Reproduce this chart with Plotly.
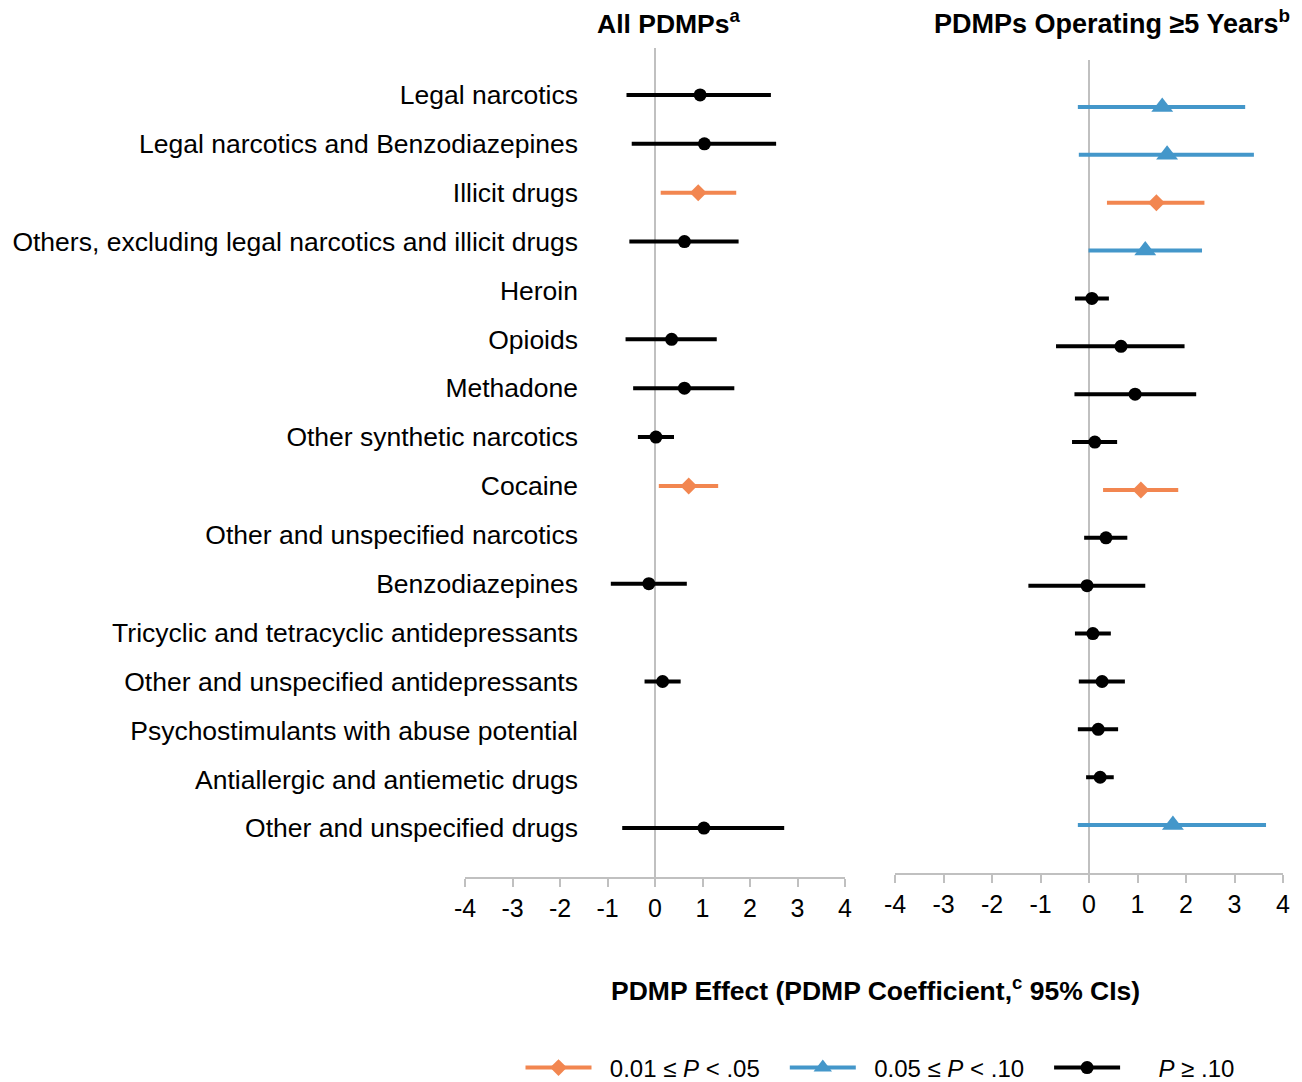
import plotly.graph_objects as go

categories = [
    "Legal narcotics",
    "Legal narcotics and Benzodiazepines",
    "Illicit drugs",
    "Others, excluding legal narcotics and illicit drugs",
    "Heroin",
    "Opioids",
    "Methadone",
    "Other synthetic narcotics",
    "Cocaine",
    "Other and unspecified narcotics",
    "Benzodiazepines",
    "Tricyclic and tetracyclic antidepressants",
    "Other and unspecified antidepressants",
    "Psychostimulants with abuse potential",
    "Antiallergic and antiemetic drugs",
    "Other and unspecified drugs",
]

# All PDMPs
left_est = [0.95, 1.04, 0.91, 0.62, None, 0.35, 0.62, 0.02, 0.71, None, -0.13, None, 0.16, None, None, 1.03]
left_lo = [-0.60, -0.49, 0.12, -0.54, None, -0.62, -0.46, -0.36, 0.08, None, -0.93, None, -0.22, None, None, -0.69]
left_hi = [2.44, 2.55, 1.71, 1.76, None, 1.30, 1.67, 0.40, 1.33, None, 0.67, None, 0.54, None, None, 2.72]
left_sig = ["ns", "ns", "p05", "ns", None, "ns", "ns", "ns", "p05", None, "ns", None, "ns", None, None, "ns"]

# PDMPs operating >=5 years
right_est = [1.51, 1.61, 1.39, 1.16, 0.06, 0.66, 0.95, 0.12, 1.07, 0.35, -0.04, 0.08, 0.27, 0.19, 0.23, 1.73]
right_lo = [-0.23, -0.21, 0.37, -0.01, -0.29, -0.68, -0.30, -0.35, 0.29, -0.10, -1.25, -0.29, -0.21, -0.23, -0.06, -0.23]
right_hi = [3.22, 3.40, 2.38, 2.33, 0.41, 1.97, 2.21, 0.58, 1.84, 0.79, 1.16, 0.45, 0.74, 0.60, 0.51, 3.65]
right_sig = ["p10", "p10", "p05", "p10", "ns", "ns", "ns", "ns", "p05", "ns", "ns", "ns", "ns", "ns", "ns", "p10"]

x_ticks = [-4, -3, -2, -1, 0, 1, 2, 3, 4]

NB = "\u00a0"
groups = {
    "p05": dict(name=NB * 2 + "0.01 \u2264 <i>P</i> &lt; .05" + NB * 3, color="#F28650", symbol="diamond", size=13),
    "p10": dict(name=NB * 2 + "0.05 \u2264 <i>P</i> &lt; .10" + NB * 3, color="#4497CA", symbol="triangle-up", size=19),
    "ns": dict(name=NB * 5 + "<i>P</i> \u2265 .10", color="#000000", symbol="circle", size=13),
}

FONT = "Liberation Sans, Arial, sans-serif"
fig = go.Figure()


def add_panel(est, lo, hi, sig, xa, ya):
    for key, g in groups.items():
        idx = [i for i, s in enumerate(sig) if s == key]
        if not idx:
            continue
        fig.add_trace(go.Scatter(
            x=[est[i] for i in idx],
            y=idx,
            mode="markers",
            marker=dict(color=g["color"], symbol=g["symbol"], size=g["size"], line=dict(width=0)),
            error_x=dict(type="data", symmetric=False,
                         array=[hi[i] - est[i] for i in idx],
                         arrayminus=[est[i] - lo[i] for i in idx],
                         thickness=4, width=0, color=g["color"]),
            xaxis=xa, yaxis=ya, showlegend=False, hoverinfo="x+y",
        ))


add_panel(left_est, left_lo, left_hi, left_sig, "x", "y")
add_panel(right_est, right_lo, right_hi, right_sig, "x2", "y2")

# legend entries
for key in ["p05", "p10", "ns"]:
    g = groups[key]
    fig.add_trace(go.Scatter(
        x=[None], y=[None], mode="lines+markers", name=g["name"],
        line=dict(color=g["color"], width=4),
        marker=dict(color=g["color"], symbol=g["symbol"], size=g["size"]),
        xaxis="x", yaxis="y", showlegend=True,
    ))

# body margin is removed by post_script, so page pixels map directly to paper
W, H = 1302, 1082


def fx(px):
    return px / W


def fy(py):
    return 1 - py / H


xax_common = dict(
    range=[-4, 4], tickvals=x_ticks, ticktext=[str(t) for t in x_ticks],
    showgrid=False, zeroline=True, zerolinecolor="#C0C0C0", zerolinewidth=2,
    showline=True, linecolor="#C0C0C0", linewidth=1.5,
    ticks="outside", ticklen=8, tickwidth=1.5, tickcolor="#C0C0C0",
    tickfont=dict(family=FONT, size=25, color="#000000"), fixedrange=True,
)

fig.update_layout(
    width=W, height=H,
    margin=dict(l=0, r=0, t=0, b=0, autoexpand=False),
    paper_bgcolor="white", plot_bgcolor="white",
    font=dict(family=FONT, color="#000000"),
    xaxis=dict(domain=[fx(465), fx(845)], anchor="y", **xax_common),
    xaxis2=dict(domain=[fx(895), fx(1283)], anchor="y2", **xax_common),
    yaxis=dict(
        domain=[fy(877), fy(48)], range=[16.0, -0.96],
        anchor="free", position=fx(578), side="left",
        tickvals=list(range(len(categories))), ticktext=categories,
        ticks="", showgrid=False, zeroline=False, showline=False,
        tickfont=dict(family=FONT, size=26.5, color="#000000"), fixedrange=True,
    ),
    yaxis2=dict(
        domain=[fy(873), fy(60)], range=[16.0, -0.98], anchor="x2",
        showticklabels=False, ticks="", showgrid=False, zeroline=False, showline=False,
        fixedrange=True,
    ),
    legend=dict(
        orientation="h", x=fx(880), xanchor="center", y=fy(1068), yanchor="middle",
        font=dict(family=FONT, size=24, color="#000000"), itemwidth=66,
        bgcolor="rgba(0,0,0,0)",
    ),
    annotations=[
        dict(text="<b>All PDMPs<sup>a</sup></b>", x=fx(669), y=fy(22), xref="paper", yref="paper",
             showarrow=False, xanchor="center", yanchor="middle",
             font=dict(family=FONT, size=26.5, color="#000000")),
        dict(text="<b>PDMPs Operating \u22655 Years<sup>b</sup></b>", x=fx(1112), y=fy(22),
             xref="paper", yref="paper", showarrow=False, xanchor="center", yanchor="middle",
             font=dict(family=FONT, size=27, color="#000000")),
        dict(text="<b>PDMP Effect (PDMP Coefficient,<sup>c</sup> 95% CIs)</b>", x=fx(875), y=fy(989),
             xref="paper", yref="paper", showarrow=False, xanchor="center", yanchor="middle",
             font=dict(family=FONT, size=26.5, color="#000000")),
    ],
)

fig.write_html(
    "out.html",
    config={"displayModeBar": False, "staticPlot": False},
    post_script="document.body.style.margin='0';document.body.style.overflow='hidden';",
)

(Written request): Make an exact copy of the lines from the top of the material through the line with "import plotly.graph_objects as go", pictures excluded.

(Response to the exercise):
Reproduce this chart with Plotly.
import plotly.graph_objects as go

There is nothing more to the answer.